For some reason ’18 Wheels’ lacks direction, it’s all honky tonk piano and pulsating bass, quite what Henry and Steve are doing is a mystery, a bit of a shame really after the great version the night before I thought the band had it cracked – still another one to rehearse at the next soundcheck. ‘X’-Town is tight and punchy again it’s that laid back vocal, different, but very interesting. ‘Oh Brother’ is ragged and without the sax seems disjointed. ‘Shank/Toenail Draggin’ is light and airy, with spaces throughout the number, which are filled by laconic vocals, if Roger can beat Steve to them.

The band surprisingly retreat to the dressing room, pushing through the crowd and accepting the plaudits as they go. They reappear after a short while and encore with ‘J&D’, ‘Midnite Child’, and ‘Shortlist’. After some banter with the crowd Roger thanked them all for coming, made the customary drinking gesture and left the crowd bawling for more.

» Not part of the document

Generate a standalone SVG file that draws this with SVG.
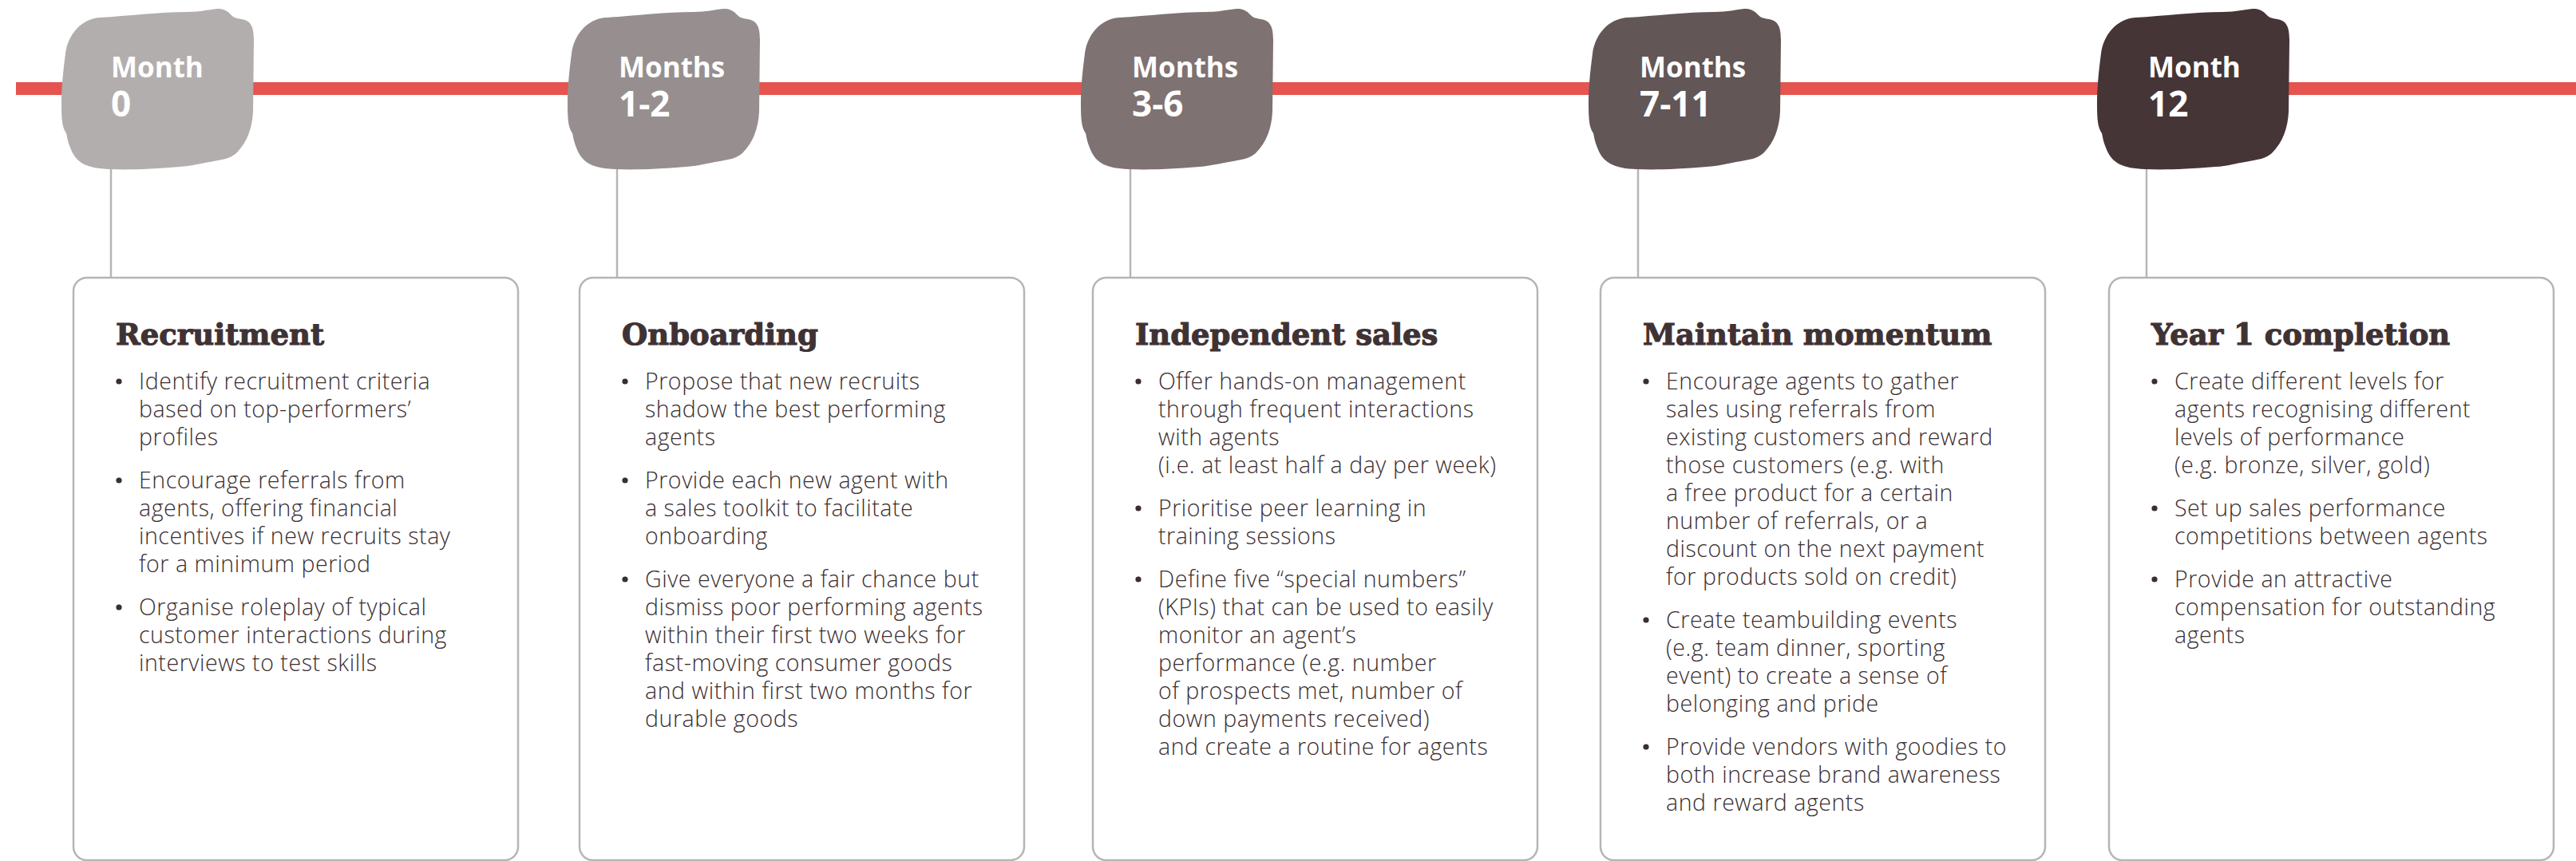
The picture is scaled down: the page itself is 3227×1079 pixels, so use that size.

As the Blues Garage closes when the last customer leaves (or is ejected from) the premises and, as there was no show the following day the hardworking crew got down to some serious socializing and boy do Henry, his staff and friends know how to socialize? No sooner was your glass empty it was full, you must try this! You must try that! Well if you insist Henry! Just when we slumped down in our camper van I can’t remember, but the electric fan had warmed it up to sleeping heat and the next thing I knew it was Sunday afternoon, Detlef was still doing his impersonation of a wounded buffalo so I left him to it and went back to sleep when I awoke it was dark, we had managed to miss most of Sunday. When Detlef awoke he informed me that as he was now fully refreshed we were going to hit the road and head for Bonn , “just how far is it Detlef’’? “Not far, about five hours”. Boy do I love rock ‘n’ roll, it’s just the hangovers that get me down.